__Your instructions__: Only the lines from the start of the data through the line with "seam = 0.006" belong in the copy. Restate them word for word, minus the pictures.

__Dataset section__:
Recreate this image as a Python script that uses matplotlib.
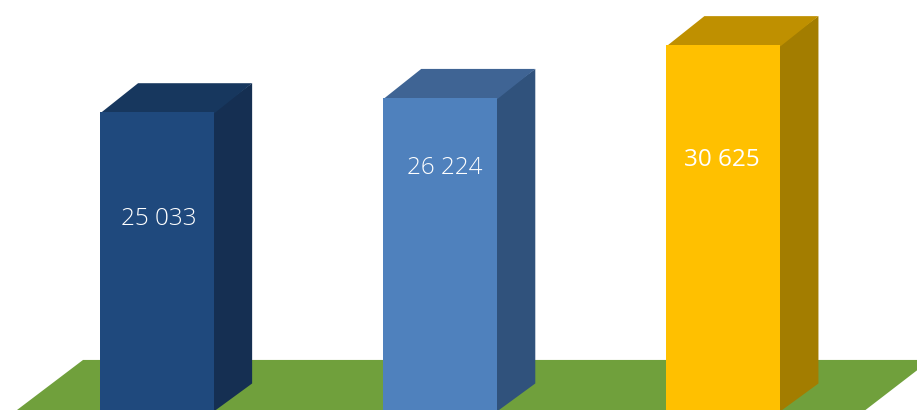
import numpy as np
import matplotlib
matplotlib.use('Agg')
import matplotlib.pyplot as plt

# values on the bars
categories = [0, 1, 2]
values = [25033, 26224, 30625]
value_labels = ['25 033', '26 224', '30 625']

front_colors = ['#1F497D', '#4F81BD', '#FFC000']
top_colors = ['#17375E', '#3F6494', '#BF9000']
side_colors = ['#152F52', '#30527C', '#A37D00']

W, H = 917, 410
bar_w = 114 / 283
depth_x = 38 / 283
px_per_unit = 0.01198
depth_y = 29 / px_per_unit
seam = 0.006  # side and top run a little under the front, no light line between them

# the extra half pixel stops 4.1 * 100 being cut down to 409
fig = plt.figure(figsize=((W + 0.5) / 100, (H + 0.5) / 100), dpi=100)
ax = fig.add_axes([0, 0, 1, 1])
ax.set_xlim(-157 / 283, (W - 157) / 283)
y_low = 2.5 / px_per_unit
ax.set_ylim(y_low, y_low + H / px_per_unit)
ax.axis('off')

# green floor, given in axes fractions
floor = [(83 / W, 50 / H), (1, 50 / H), (1, 40 / H), (865 / W, 0), (17 / W, 0)]
ax.add_patch(plt.Polygon(floor, closed=True, transform=ax.transAxes, color='#70A03C', lw=0, zorder=1))

for x, v, cf, ct, cs in zip(categories, values, front_colors, top_colors, side_colors):
    l, r = x - bar_w / 2, x + bar_w / 2
    ax.fill([r - seam, r + depth_x, r + depth_x, r - seam], [0, depth_y, v + depth_y, v], color=cs, lw=0, zorder=2)
    ax.fill([l, r, r + depth_x, l + depth_x], [v - 100, v - 100, v + depth_y, v + depth_y], color=ct, lw=0, zorder=2)
    ax.bar(x, v, width=bar_w, color=cf, lw=0, zorder=3)

label_y = [16170, 20420, 21090]
label_x = [0.007, 0.016, -0.007]
label_weight = ['light', 'light', 'normal']
for x, dx, y, lab, w in zip(categories, label_x, label_y, value_labels, label_weight):
    ax.text(x + dx, y, lab, color='white', fontsize=17.5, family='Open Sans',
            fontweight=w, ha='center', va='center', zorder=4)

fig.savefig('out.png', dpi=100)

__The answer__:
Recreate this image as a Python script that uses matplotlib.
import numpy as np
import matplotlib
matplotlib.use('Agg')
import matplotlib.pyplot as plt

# values on the bars
categories = [0, 1, 2]
values = [25033, 26224, 30625]
value_labels = ['25 033', '26 224', '30 625']

front_colors = ['#1F497D', '#4F81BD', '#FFC000']
top_colors = ['#17375E', '#3F6494', '#BF9000']
side_colors = ['#152F52', '#30527C', '#A37D00']

W, H = 917, 410
bar_w = 114 / 283
depth_x = 38 / 283
px_per_unit = 0.01198
depth_y = 29 / px_per_unit
seam = 0.006  # side and top run a little under the front, no light line between them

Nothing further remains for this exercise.